Stochastic Transport in Fluid Dynamics

Date: 
Monday, September 18, 2017 - 3:00pm
Location: 
HP Auditorium, Soda Hall
Speaker: 
Professor Darryl Holm

Imperial College London

About: 

In next-generation weather and climate models, stochastic parameterization will likely be an important element in providing reliable estimates of model uncertainty and forecast variability.

Current practices for estimating model uncertainty and achieving realistic variability may introduce stochastic perturbations into initial conditions for computer simulations, for example. Or they may add random forcing and dissipation to existing numerical simulation models, then adjust noise parameters on an empirical basis, by trial and error.
However, a posteriori addition of stochasticity to an already tuned model to increase weather variability, for example, tends to be more valuable for ‘hindcasts’, rather than forecasts.
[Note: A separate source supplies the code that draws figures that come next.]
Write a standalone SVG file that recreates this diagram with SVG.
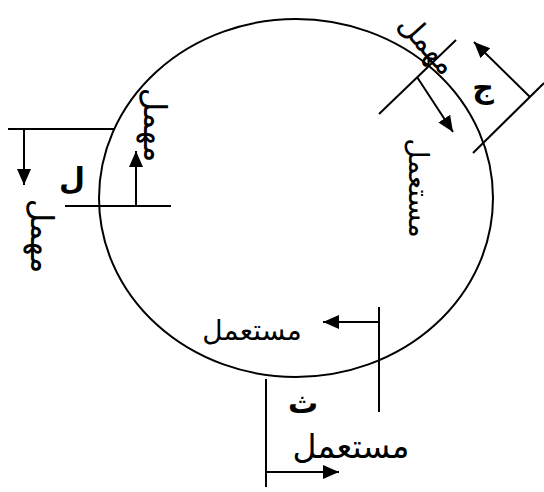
<svg xmlns="http://www.w3.org/2000/svg" width="544" height="492" viewBox="0 0 544 492">
<defs>
<marker id="ah" markerUnits="userSpaceOnUse" markerWidth="18" markerHeight="16" refX="16" refY="7" orient="auto">
<path d="M0,0 L16,7 L0,14 Z" fill="#000"/>
</marker>
<style>
.ln{stroke:#000;stroke-width:2;fill:none}
.ar{stroke:#000;stroke-width:2;fill:none;marker-end:url(#ah)}
.t{font-family:"DejaVu Sans",serif;font-size:28px;fill:#000;text-anchor:middle;dominant-baseline:central}
.m{font-size:32px}
.s{font-size:30px}
.big{font-size:33px}
.b{font-family:"DejaVu Sans",serif;font-size:30px;font-weight:bold;fill:#000;text-anchor:middle;dominant-baseline:central}
</style>
</defs>
<rect width="544" height="492" fill="#fff"/>
<g id="circle">
<ellipse cx="296" cy="198" rx="197" ry="179" class="ln"/>
</g>
<g id="connectors">
<line x1="8" y1="129" x2="115" y2="129" class="ln"/>
<line x1="24" y1="129" x2="24" y2="185" class="ar"/>
<line x1="65" y1="206" x2="171" y2="206" class="ln"/>
<line x1="136" y1="206" x2="136" y2="151" class="ar"/>
<line x1="379" y1="114" x2="456" y2="40" class="ln"/>
<line x1="417" y1="77" x2="453" y2="132" class="ar"/>
<line x1="473" y1="153" x2="544" y2="83" class="ln"/>
<line x1="530" y1="97" x2="474" y2="42" class="ar"/>
<line x1="379" y1="307" x2="379" y2="412" class="ln"/>
<line x1="379" y1="322" x2="323" y2="322" class="ar"/>
<line x1="266" y1="379" x2="266" y2="487" class="ln"/>
<line x1="266" y1="472" x2="339" y2="472" class="ar"/>
</g>
<g id="node-L">
<text class="b" x="72" y="178">ل</text>
<text class="t m" transform="translate(42,236) rotate(90)">مهمل</text>
<text class="t m" transform="translate(155,125) rotate(90)">مهمل</text>
</g>
<g id="node-J">
<text class="b" x="483" y="87">ج</text>
<text class="t s" transform="translate(428,44) rotate(48)">مهمل</text>
<text class="t" transform="translate(418,188) rotate(90)">مستعمل</text>
</g>
<g id="node-Th">
<text class="b" x="303" y="402">ث</text>
<text class="t" x="252" y="330">مستعمل</text>
<text class="t big" x="351" y="446">مستعمل</text>
</g>
</svg>
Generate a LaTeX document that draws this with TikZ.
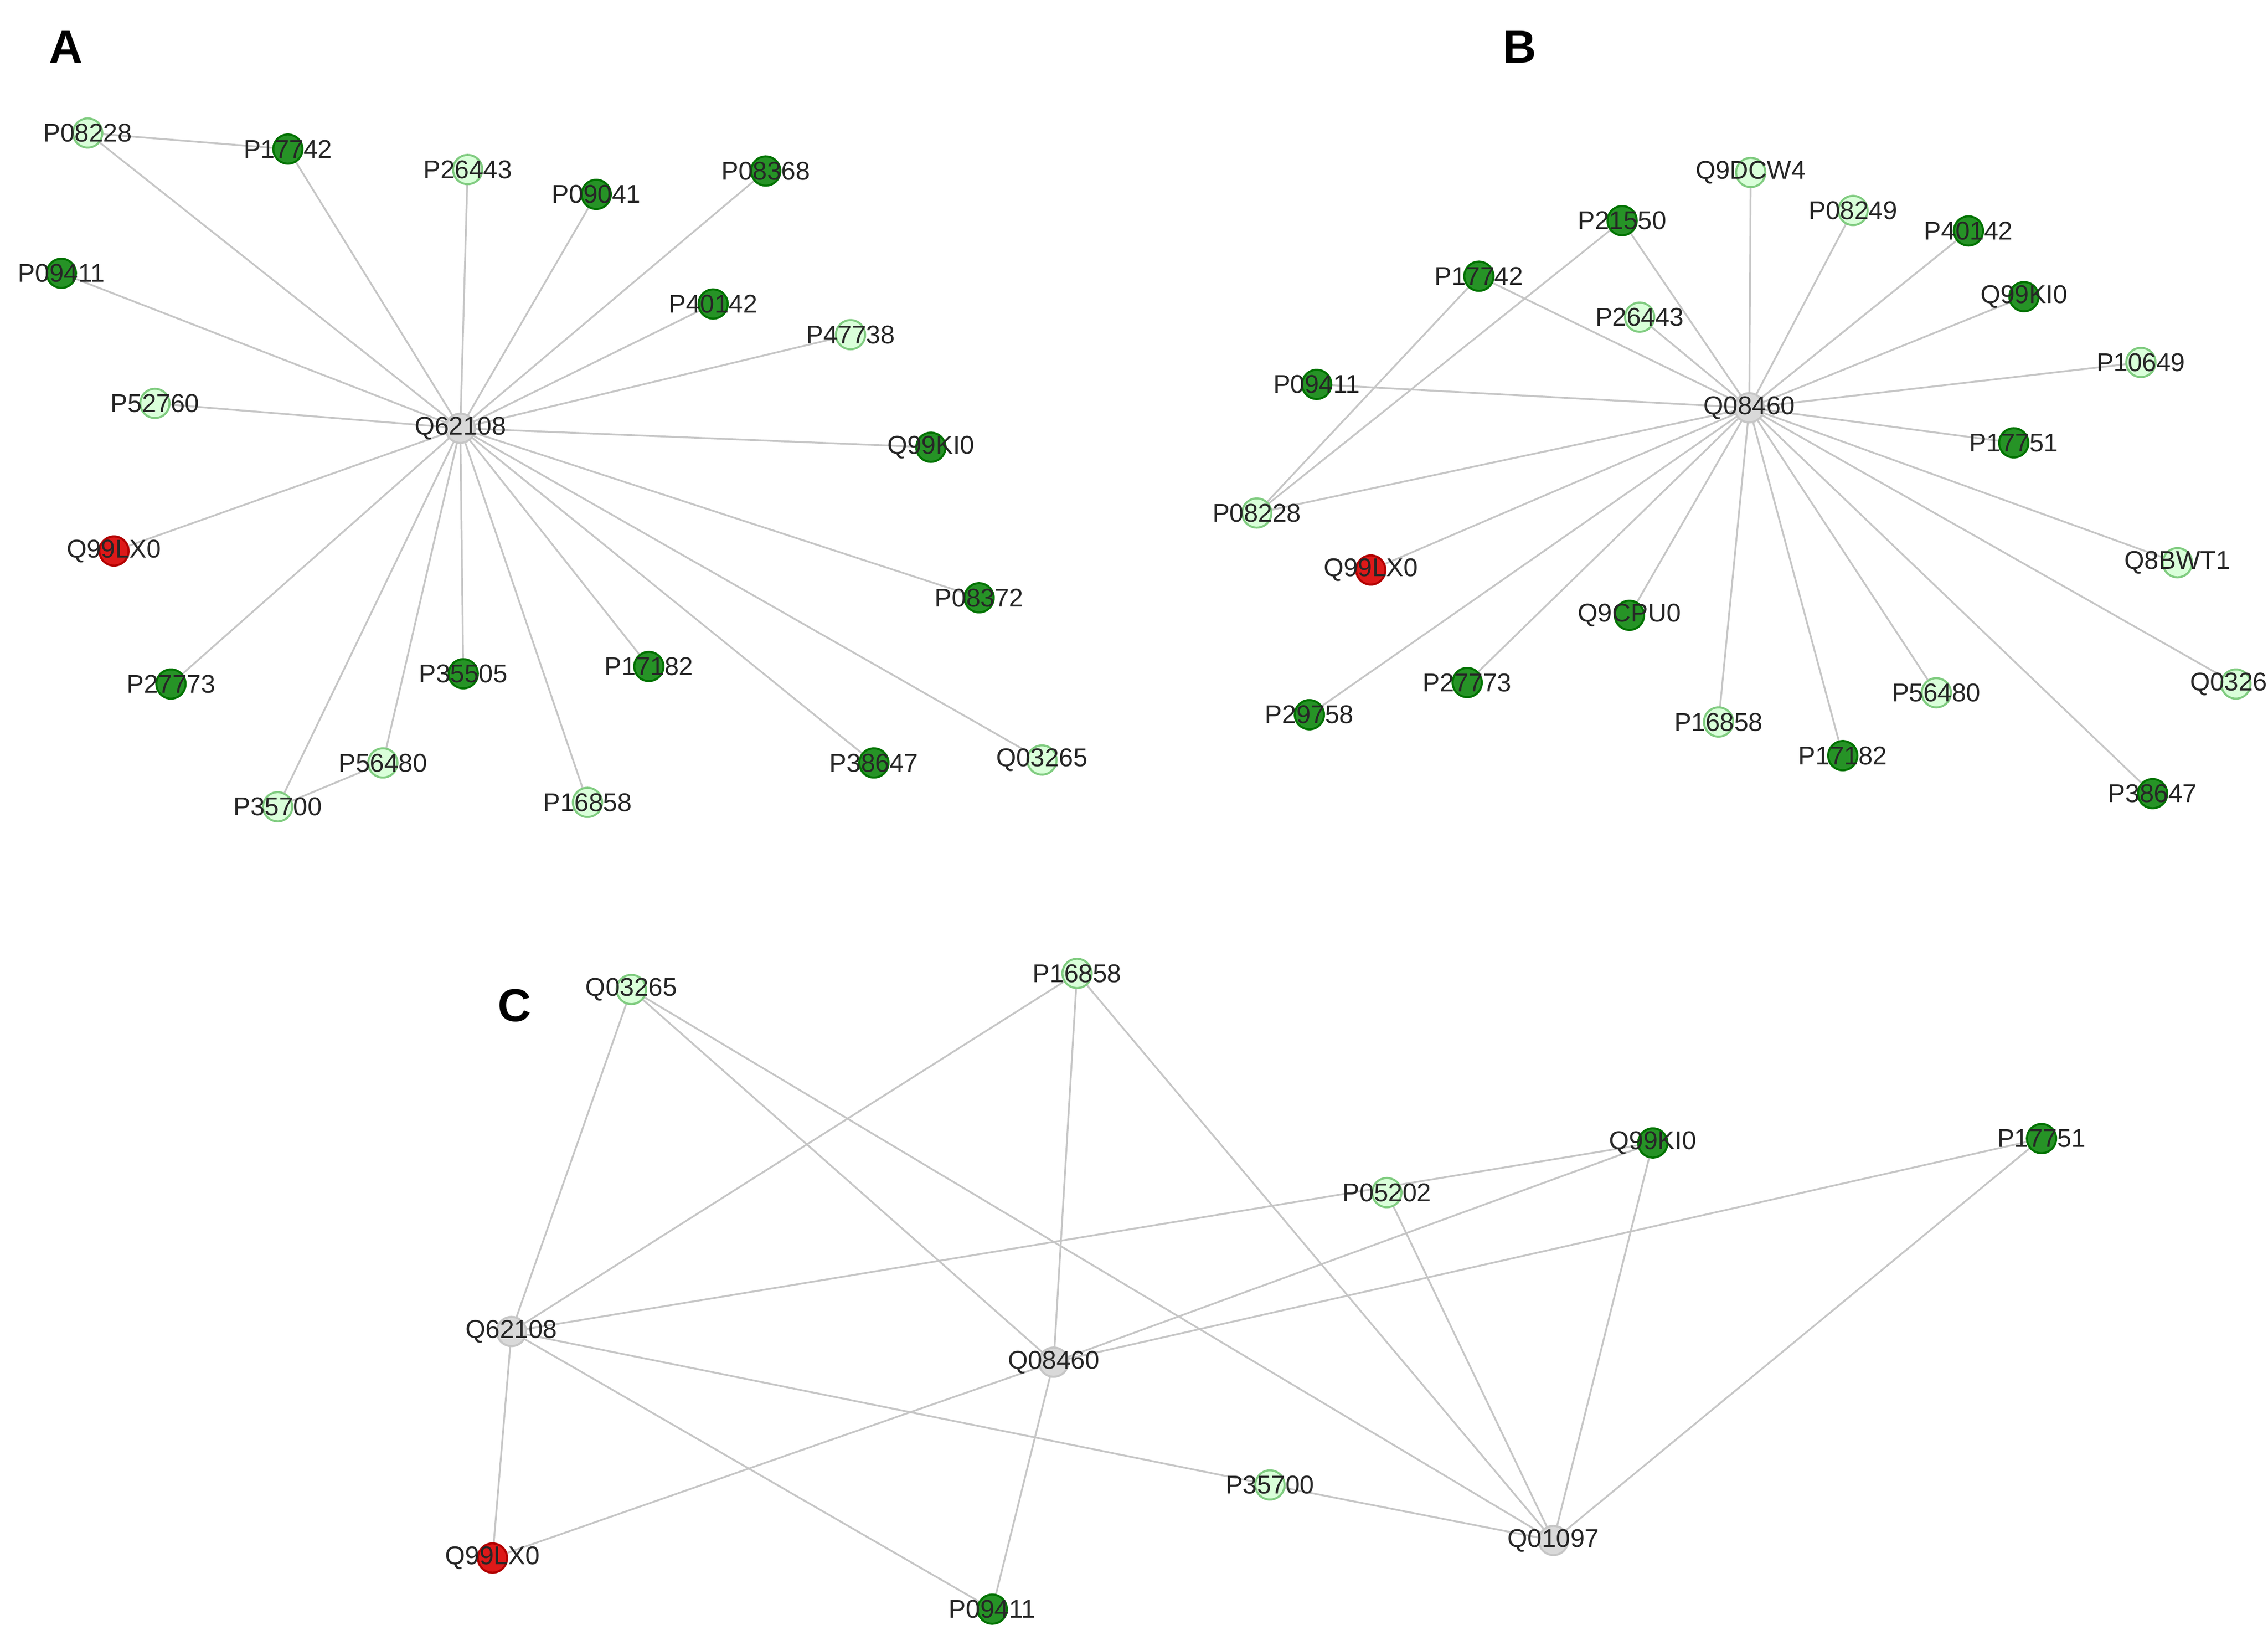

It is generally understood in the weather and climate science community that stochasticity should be incorporated at a fundamental level within the design of physi-cal process parameterisations for improvements in the dynamical core of the simulation models.

This talk will explain what has been done recently to develop stochastic fluid dynamics in the context of geometric mechanics and homogenisation theory for fast and slow timescales. It may be interesting to a wide range of mechanical engineers, fluid dynamicists, meteorologists, and mathematicians.

Biography: 

Darryl Holm has been a Professor of Mathematics at Imperial College London since 2005. Previously, he had held a variety of research positions at Los Alamos National Laboratory for 34 years. Holm’s field of research is called Geometric Mechanics. Topics include propagation and breaking of nonlinear waves in fluids; emergent singular solutions of ideal fluid equations; and turbulence models for global ocean circulation. Recently, Holm has derived a new data-driven variational theory of Stochastic Geometric Mechanics for geophysical fluid dynamics (GFD). Holm’s approach is especially designed for data assimilation and uncertainty quantification in the ocean, atmosphere, weather and climate science.